LETTERATURA Realismo magico, fantascienza, post-modernismo: è difficile trovare una casella per il nuovo romanzo dell’astigiano Gian Marco Griffi. Di certo c’è che in quest’opera, pubblicata da Einaudi stile libero dopo il successo di Ferrovie del Messico, troviamo di tutto: dal fascismo al golf, dai mariachi ai mappamondi, dall’«anno senza estate» alla (mancata) fucilazione di Mussolini.
Digressione è un libro-fiume che mette al centro un’Asti ucronica del 2013, in cui sono tollerati rievocatori littori e partiti fascisti dopo che il Duce è stato graziato e mandato in esilio a Pantelleria ad allevare asini.
Qui si muove Arturo Saragat, un adolescente morso dal senso di colpa per un episodio di bullismo, che viene a contatto con l’altro grande protagonista, l’Historia poética y pintoresca de los ferrocarriles en México, volume tanto cercato da Cesco Magetti nel romanzo precedente e di cui ora si raccontano le vicende dei tanti possessori tra Italia e America latina.
Le prossime presentazioni saranno ad Asti mercoledì 18 giugno alle 21.15 al circolo Way assauto e a Santo Stefano Belbo, durante il Pavese festival, venerdì 27 giugno alle 17.30 nella chiesa dei Santi Giacomo e Cristoforo.
Come è nato Digressione?
«Questo libro è una cosa a cui ho pensato per un anno e mezzo, anzi un paio d’anni, senza mai riuscire a buttare giù qualcosa.
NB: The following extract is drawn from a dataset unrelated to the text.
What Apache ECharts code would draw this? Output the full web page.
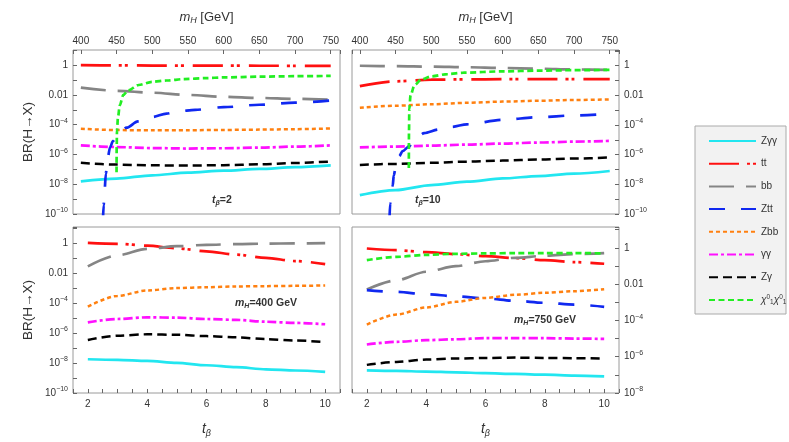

Alla fine, quando mi sono messo alle strette, dicendo sì a Einaudi per uscire il 3 giugno, è venuto fuori. In realtà, non è una digressione vera, perché tutte quelle presenti sono talmente concatenate che costruiscono esattamente la narrazione del romanzo, il suo cuore, ed è come se si annullassero».
Quali sono i luoghi di cui si racconta nel romanzo, oltre ad Asti?
«C’è davvero il Messico. E in più, c’è l’elemento di Pantelleria che, insieme a Roghudi Vecchio, diventerà fondamentale nel finale».
Nel suo presente ci sono rievocatori littori che si divertono a umiliare cittadini e a picchiarli con baccalà. Come voleva rappresentare il Ventennio?
«Tutte le parti del fascismo sono ambientate nell’Italia contemporanea. Non c’è niente di ironico, semmai c’è del tragico. Io credo fermamente che se metà degli italiani potessero indossare una fascia e andare a manganellare le persone lo farebbero. È ovvio che rivesto il tutto con il mio modo di scrivere, spesso improntato sul sarcasmo, ma non c’entra nulla il Ventennio reale. Questa è l’Italia di Arturo del 2013 in cui il fascismo è normale: è un mondo in cui un partito suprematista bianco può quasi avere il consenso per andare al Governo e un sindaco di Asti può far parte di quella fazione».
Nei suoi libri sono spesso presenti sensitivi e oracoli. Per lei lo scrittore ha un ruolo simile?
«Io penso che lo scrittore sia uno che costruisce un mondo che non esiste, imbrogliando un po’ tutti. Certo, lo fa in modo sano, indirizzando l’inganno per raccontare una parte del mondo com’è secondo lui. Credo che ci sia una corrispondenza tra la chiaroveggenza e l’inventare storie, anche se l’obiettivo per un autore di romanzi è di indagare la realtà».